Legenden ranken sich viele um den Piraten Klaus Störtebeker. Im 14. Jahrhundert soll der Seeräuber gelebt und sein Unwesen mit den Vitalienbrüdern in Nord- und Ostsee getrieben haben, bis er bei Helgoland gefangen und in Hamburg geköpft wurde. Kopflos soll er noch an einigen Mitstreitern (für deren versprochene Freilassung) vorbeigelaufen sein, bis der Henker ihm ein Bein stellte. Von seinen Reichtümern gibt es viele Geschichten - unter anderem soll der Segelmast seines Schiffs mit erbeutetem Gold ausgefüllt worden sein. Und nun soll also hier bei den Rügener Kreidefelsen noch ein Schatz von ihm verbuddelt sein.
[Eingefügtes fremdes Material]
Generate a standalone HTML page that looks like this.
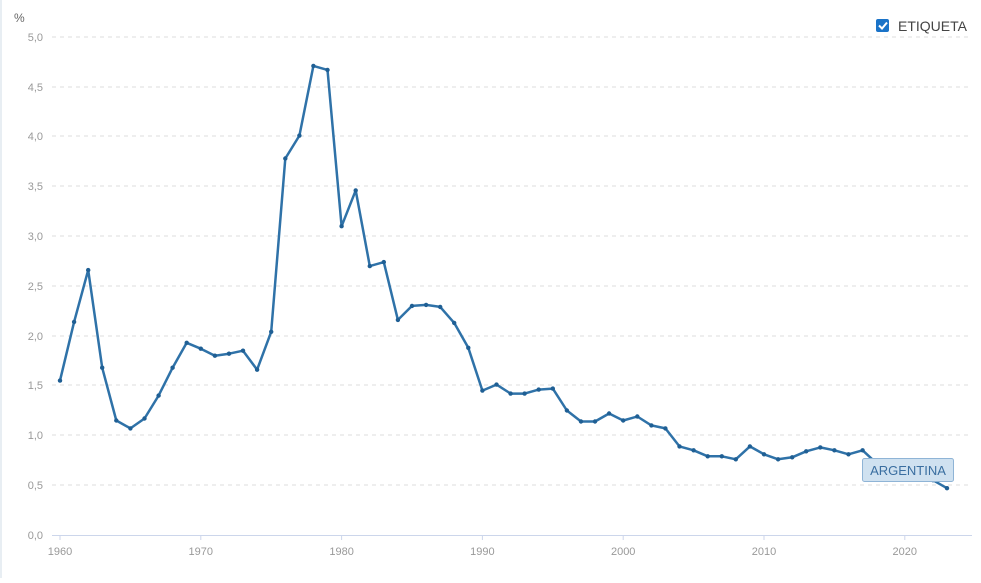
<!DOCTYPE html>
<html><head><meta charset="utf-8"><style>
body{margin:0;background:#fff;width:981px;height:578px;overflow:hidden;font-family:"Liberation Sans",sans-serif}
</style></head><body>
<svg width="981" height="578" xmlns="http://www.w3.org/2000/svg" font-family="Liberation Sans, sans-serif">
<rect x="0" y="0" width="2" height="578" fill="#e8eef3"/>
<text x="14" y="22" font-size="12" fill="#666">%</text>
<g stroke="#dcdcdc" stroke-dasharray="4,4" stroke-width="1">
<line x1="52" x2="972" y1="37" y2="37"/><line x1="52" x2="972" y1="87" y2="87"/>
<line x1="52" x2="972" y1="136" y2="136"/><line x1="52" x2="972" y1="186" y2="186"/>
<line x1="52" x2="972" y1="236" y2="236"/><line x1="52" x2="972" y1="286" y2="286"/>
<line x1="52" x2="972" y1="336" y2="336"/><line x1="52" x2="972" y1="385" y2="385"/>
<line x1="52" x2="972" y1="435" y2="435"/><line x1="52" x2="972" y1="485" y2="485"/>
</g>
<line x1="52" x2="972" y1="535.5" y2="535.5" stroke="#ccd6eb"/>
<g stroke="#ccd6eb"><line x1="60" x2="60" y1="536" y2="540"/><line x1="200.8" x2="200.8" y1="536" y2="540"/><line x1="341.6" x2="341.6" y1="536" y2="540"/><line x1="482.4" x2="482.4" y1="536" y2="540"/><line x1="623.2" x2="623.2" y1="536" y2="540"/><line x1="764" x2="764" y1="536" y2="540"/><line x1="904.8" x2="904.8" y1="536" y2="540"/></g>
<g font-size="11" fill="#999" text-anchor="end">
<text x="43" y="41">5,0</text><text x="43" y="91">4,5</text><text x="43" y="140">4,0</text><text x="43" y="190">3,5</text><text x="43" y="240">3,0</text><text x="43" y="290">2,5</text><text x="43" y="340">2,0</text><text x="43" y="389">1,5</text><text x="43" y="439">1,0</text><text x="43" y="489">0,5</text><text x="43" y="539">0,0</text>
</g>
<g font-size="11" fill="#999" text-anchor="middle">
<text x="60" y="555">1960</text><text x="200.8" y="555">1970</text><text x="341.6" y="555">1980</text><text x="482.4" y="555">1990</text><text x="623.2" y="555">2000</text><text x="764" y="555">2010</text><text x="904.8" y="555">2020</text>
</g>
<g id="s"></g>
<rect x="876" y="19" width="13" height="13" rx="2" fill="#1a73c8"/>
<path d="M879 25.5l3 3 5-6" stroke="#fff" stroke-width="2" fill="none"/>
<text x="898" y="31" font-size="14" fill="#444">ETIQUETA</text>
<rect x="862.5" y="458.5" width="91" height="23" rx="2" fill="#cfe1f0" stroke="#8fb4d6"/>
<text x="908" y="475" font-size="13" fill="#3a6ea0" text-anchor="middle">ARGENTINA</text>
</svg>
<script>
var v=[1.55,2.14,2.66,1.68,1.15,1.07,1.17,1.40,1.68,1.93,1.87,1.80,1.82,1.85,1.66,2.04,3.78,4.01,4.71,4.67,3.10,3.46,2.70,2.74,2.16,2.30,2.31,2.29,2.13,1.88,1.45,1.51,1.42,1.42,1.46,1.47,1.25,1.14,1.14,1.22,1.15,1.19,1.10,1.07,0.89,0.85,0.79,0.79,0.76,0.89,0.81,0.76,0.78,0.84,0.88,0.85,0.81,0.85,0.72,0.68,0.62,0.60,0.55,0.47];
var ns="http://www.w3.org/2000/svg",g=document.getElementById('s'),pts=[];
v.forEach(function(d,i){var x=60+i*14.08,y=535-d*99.6;pts.push(x.toFixed(1)+','+y.toFixed(1));});
var p=document.createElementNS(ns,'polyline');p.setAttribute('points',pts.join(' '));p.setAttribute('fill','none');p.setAttribute('stroke','#2f72a8');p.setAttribute('stroke-width','2.5');p.setAttribute('stroke-linejoin','round');g.appendChild(p);
pts.forEach(function(s){var a=s.split(','),c=document.createElementNS(ns,'circle');c.setAttribute('cx',a[0]);c.setAttribute('cy',a[1]);c.setAttribute('r','2.2');c.setAttribute('fill','#1f5f94');g.appendChild(c);});
</script>
</body></html>
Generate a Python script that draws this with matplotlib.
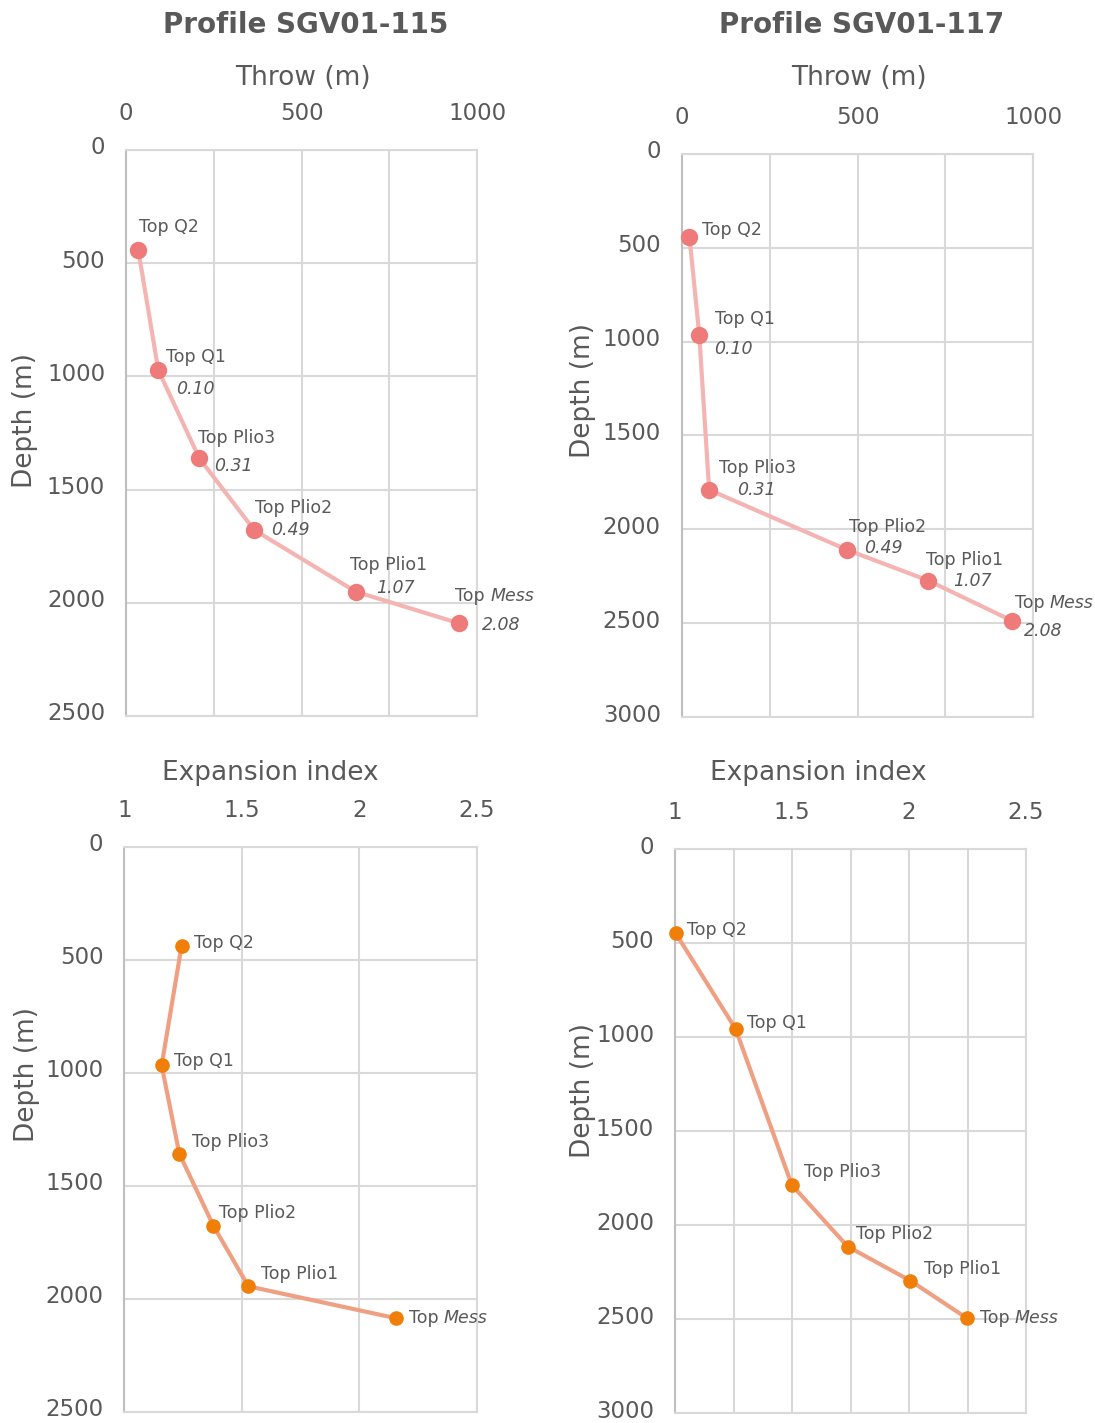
import numpy as np
import matplotlib
matplotlib.use('Agg')
import matplotlib.pyplot as plt
from matplotlib.ticker import MultipleLocator
from matplotlib.transforms import ScaledTranslation

plt.rcParams['font.family'] = ['DejaVu Sans']

text_color = '#595959'

horizons = ['Top Q2', 'Top Q1', 'Top Plio3', 'Top Plio2', 'Top Plio1', 'Top Mess']

# profile SGV01-115
throw_115 = [35, 92, 209, 365, 655, 950]
depth_throw_115 = [442, 972, 1362, 1678, 1951, 2091]
ei_115 = [1.244, 1.159, 1.234, 1.379, 1.528, 2.155]
depth_ei_115 = [437, 967, 1357, 1676, 1944, 2085]

# profile SGV01-117
throw_117 = [22, 50, 78, 471, 701, 938]
depth_throw_117 = [441, 965, 1790, 2110, 2273, 2486]
ei_117 = [1.003, 1.259, 1.499, 1.738, 2.006, 2.247]
depth_ei_117 = [447, 956, 1786, 2114, 2296, 2495]

# numbers written under the horizon names on the throw plots
rate_labels = ['', '0.10', '0.31', '0.49', '1.07', '2.08']

# label offsets in pixels (dx, dy), dy positive = up
name_off_tl = [(1, 23), (8, 13), (-1, 20), (1, 22), (-6, 27), (-4, 27)]
rate_off_tl = [None, (18, -19), (15, -8), (17, 0), (20, 4), (22, -2)]
name_off_tr = [(13, 7), (16, 16), (10, 22), (2, 23), (-2, 21), (3, 18)]
rate_off_tr = [None, (15, -14), (28, 0), (17, 2), (25, 0), (12, -10)]
name_off_bl = [(12, 3), (12, 4), (13, 12), (6, 13), (13, 12), (13, 0)]
name_off_br = [(11, 3), (11, 6), (12, 13), (8, 13), (14, 12), (13, 0)]

label_size = 12.5


def style_axes(ax, xlim, xgrid, xlabels, ylim):
    ax.set_xlim(*xlim)
    ax.set_ylim(ylim, 0)
    ax.xaxis.tick_top()
    ax.xaxis.set_minor_locator(MultipleLocator(xgrid))
    ax.set_xticks(xlabels)
    ax.set_yticks(np.arange(0, ylim + 1, 500))
    ax.grid(True, which='both', color='#D9D9D9', linewidth=1.5)
    ax.set_axisbelow(True)
    ax.tick_params(which='both', length=0, labelsize=16.5, labelcolor=text_color)
    ax.tick_params(axis='x', pad=18)
    ax.tick_params(axis='y', pad=15)
    # depth labels sit a few pixels above their gridline
    lift = ScaledTranslation(0, 0.045, ax.figure.dpi_scale_trans)
    for tick in ax.yaxis.get_major_ticks():
        tick.label1.set_transform(tick.label1.get_transform() + lift)
    for s in ['top', 'right', 'bottom']:
        ax.spines[s].set_color('#D9D9D9')
        ax.spines[s].set_linewidth(1.5)
    ax.spines['left'].set_color('#BFBFBF')
    ax.spines['left'].set_linewidth(1.5)


def put_name(ax, x, y, name, off):
    # "Mess" is drawn in italics in the original labels
    if name == 'Top Mess':
        t = ax.annotate('Top ', (x, y), xytext=off, textcoords='offset pixels',
                        fontsize=label_size, color=text_color, va='center',
                        ha='left', annotation_clip=False)
        ax.annotate('Mess', (1, 0.5), xycoords=t, va='center', ha='left',
                    fontsize=label_size, color=text_color, style='italic',
                    annotation_clip=False)
    else:
        ax.annotate(name, (x, y), xytext=off, textcoords='offset pixels',
                    fontsize=label_size, color=text_color, va='center',
                    ha='left', annotation_clip=False)


def throw_panel(ax, throw, depth, ylim, name_off, rate_off):
    style_axes(ax, (0, 1000), 250, [0, 500, 1000], ylim)
    ax.plot(throw, depth, color='#F4B4B2', linewidth=3, zorder=3)
    ax.plot(throw, depth, 'o', color='#EE7A7A', markersize=11.5, zorder=4,
            clip_on=False)
    for i in range(len(horizons)):
        put_name(ax, throw[i], depth[i], horizons[i], name_off[i])
        if rate_off[i] is not None:
            ax.annotate(rate_labels[i], (throw[i], depth[i]), xytext=rate_off[i],
                        textcoords='offset pixels', fontsize=12.5,
                        style='italic', color=text_color, va='center',
                        ha='left', annotation_clip=False)


def ei_panel(ax, ei, depth, ylim, xgrid, name_off):
    style_axes(ax, (1, 2.5), xgrid, [1, 1.5, 2, 2.5], ylim)
    ax.set_xticklabels(['1', '1.5', '2', '2.5'])
    ax.plot(ei, depth, color='#EFA082', linewidth=3, zorder=3)
    ax.plot(ei, depth, 'o', color='#F07F09', markersize=9.5, zorder=4,
            clip_on=False)
    for i in range(len(horizons)):
        put_name(ax, ei[i], depth[i], horizons[i], name_off[i])


W, H = 1095, 1423
fig = plt.figure(figsize=(W / 100, H / 100), dpi=100)


def rect(l, t, r, b):
    return [l / W, 1 - b / H, (r - l) / W, (b - t) / H]


ax_tl = fig.add_axes(rect(126, 150, 477, 716))
ax_tr = fig.add_axes(rect(681.7, 153.8, 1033.3, 717))
ax_bl = fig.add_axes(rect(124.3, 846.7, 476.7, 1412))
ax_br = fig.add_axes(rect(675, 849.3, 1026, 1413))

throw_panel(ax_tl, throw_115, depth_throw_115, 2500, name_off_tl, rate_off_tl)
throw_panel(ax_tr, throw_117, depth_throw_117, 3000, name_off_tr, rate_off_tr)
ei_panel(ax_bl, ei_115, depth_ei_115, 2500, 0.5, name_off_bl)
ei_panel(ax_br, ei_117, depth_ei_117, 3000, 0.25, name_off_br)

# titles and axis names placed like the original layout
fig.text(306 / W, 1 - 25 / H, 'Profile SGV01-115', fontsize=20, fontweight='bold',
         color=text_color, ha='center', va='center')
fig.text(862 / W, 1 - 25 / H, 'Profile SGV01-117', fontsize=20, fontweight='bold',
         color=text_color, ha='center', va='center')
fig.text(303 / W, 1 - 78 / H, 'Throw (m)', fontsize=19, color=text_color,
         ha='center', va='center')
fig.text(859 / W, 1 - 78 / H, 'Throw (m)', fontsize=19, color=text_color,
         ha='center', va='center')
fig.text(270 / W, 1 - 773 / H, 'Expansion index', fontsize=19, color=text_color,
         ha='center', va='center')
fig.text(818 / W, 1 - 773 / H, 'Expansion index', fontsize=19, color=text_color,
         ha='center', va='center')
for x, y in [(25, 421), (583, 390), (27, 1075), (583, 1090)]:
    fig.text(x / W, 1 - y / H, 'Depth (m)', fontsize=19, color=text_color,
             ha='center', va='center', rotation=90)

fig.savefig('out.png', dpi=100)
Doch natürlich bin ich nicht der erste, der danach sucht. Es wird einem jedenfalls nicht einfach gemacht, hier einen Schatz zu finden - wie eine winzige Nadel in einem riesigen Heuhaufen. Der Nationalpark Jasmund ist über 3000 Hektar groß und voll mit Buchen, mit Mooren und Wiesen. Nur eine breite Straße führt hinein, die darf aber nur mit entsprechender Berechtigung befahren werden. Da bleibt mir nur der Fußweg, der vom Großparkplatz kreuz und quer durch den Wald bis zum Besucherzentrum am Königsstuhl und der Aussicht auf die Kreidefelsen führt. Durch die dichten Buchen zwängen sich die Sonnenstrahlen nur mühselig hindurch. Die Wege hier ohne Navi oder Kompass zu verlassen, ist keine gute Idee. Denn durch den recht dichten Baumbewuchs muss man schon einen sehr guten Orientierungssinn haben, um sich nicht zu verirren. Die Überreste der Herthaburg auf halbem Weg gleichen einem baumbewachsenen Hügel, der dahinterliegende See ist so romantisch, wie es kaum besser geht. Jedenfalls solange, bis man die Geschichten dahinter kennt: Denn zumindest einer Sage nach wurden jedes Jahr hier ein Jüngling und eine Jungfrau der Göttin Hertha zu Ehren im See ertränkt. Vielleicht liegt ja auch der Störtebeker-Schatz verborgen im See, irgendwo zwischen den Überresten der Geopferten. Oder doch am Meer, wie es eine andere Legende andeutet.
Nach gut 3,5 Kilometern Fußmarsch erreiche ich die Küste und blicke von der Viktoriasicht hinab, an den Fuß des Königsstuhls. Ganz unten im Wasser ragt der Waschstein heraus, ein Findling, der ebenfalls seinen Weg in diverse Sagen gefunden hat. Wer hier bei Tagesanbruch eine verschwunschene Prinzessin (oder Jungfrau, die von Störtebeker gekidnappt wurde) beim Waschen von Kleidern sieht, sollte sich sputen und sie mit "Gott helf" (oder "Gott möge helfen") ansprechen - dann ist sie von der Verzauberung erlöst und führt den Retter zum Dank in eine Schatzhöhle. Wer dort den Geistern der enthaupteten Störtebeker-Piraten erfolgreich aus dem Weg geht, kann sich einen Teil des Schatzes mitnehmen. Gut, ich bin nachmittags hier, da hat sich die Prinzessin längst verzogen und kann mich auch so nicht zum sagenhaften Hort führen. Hätte ich mich vielleicht sputen müssen.
Für mich steht fest: Hier an der Kreideküste einen Schatz zu finden, ist entweder Glückssache oder eine jahrelange Sisyphusarbeit. Im besten Fall vergebliche Liebesmüh - wenn alles nur Lug und Trug und Ammenmärchen ist. Ich genieße noch die Aussicht hier auf den Kreidefelsen und trete dann den langen Rückweg durch den Buchenhain an. Erst im Supermarkt stolpere ich dann auf den am einfachsten erreichbaren Schatz Störtebekers: eine Kiste Bier von der gleichnamigen Brauerei [nein, dies ist keine Werbung ;-)]. Manchmal muss man sich eben mit den kleinen Schätzen zufrieden geben.